Now I want to read more of the modern ones - not necessarily this second, but sometime. Fortunately, her last threads on the subject named names. So I wrote some down.


Tanya Huff - Blood Trail (This week)

Since she was at the Convention, and I'd only read one of her books (Gate of Darkness, Circle of Light), and that years ago, I thought it only fair to read more. A friend of mine described her books as solid entertainment, well made and not inclined to insult one's intelligence, but not likely to make one jump up and down... well,t he way I was yesterday about what Bear and Bull are doing with the Shadow Unit Finale. Oh, and also, that she managed to grab onto the vampire meme early and well. (That was pretty close to my impression from the one book I read, except that the meme was the Urban Fantasy of the Elves & Rock n' Roll variety)

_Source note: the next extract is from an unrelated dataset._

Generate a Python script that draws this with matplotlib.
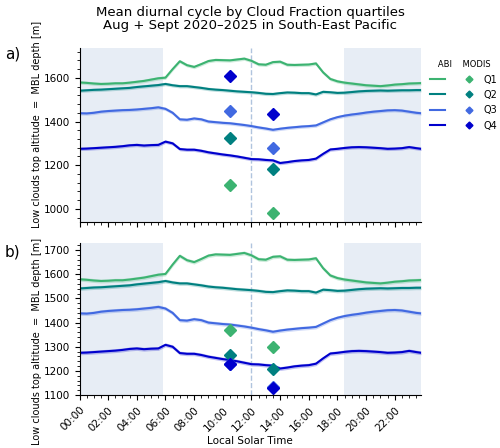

That's about right. I did particularly like her werewolf pack dynamics, she was smart and the characters we were told were competent in their areas really were.

Good enough to remind me to pick up more of hers if I'm in the mood for solid entertainment but *not* deep psychological warpings of my mind or heavy literariness, or some Dunnettery.


Just Started / on the to-read pile:

Cassandra Clare - City of Bones
Dorothy Dunnett - The Disorderly Knights (Started a while ago, read a few chapters ehre and there, so I haven't abandoned it. I've been in the wrong mood to keep going, it seems)
Elizabeth Bear and Sarah Monette - A Companion to Wolves (!!!)

Date: 2008-05-29 04:31 pm (UTC)
ext_22798: (Default)
From: [identity profile] anghara.livejournal.com
I sincerely hope that I have NOT committed Magical Negro trope - am aware of it and it does annoy me too - so I am glad that you let me off the hook on that one. Hope you pick up book 2 - which DOES pick up the pace of the entire story arc - and see what you think as the plot thickens, as it were.

Thank you for the review!

Date: 2008-05-29 05:16 pm (UTC)
From: [identity profile] lenora-rose.livejournal.com
Nope: you avoided it neatly. You also wrote a pretty good book in the doing.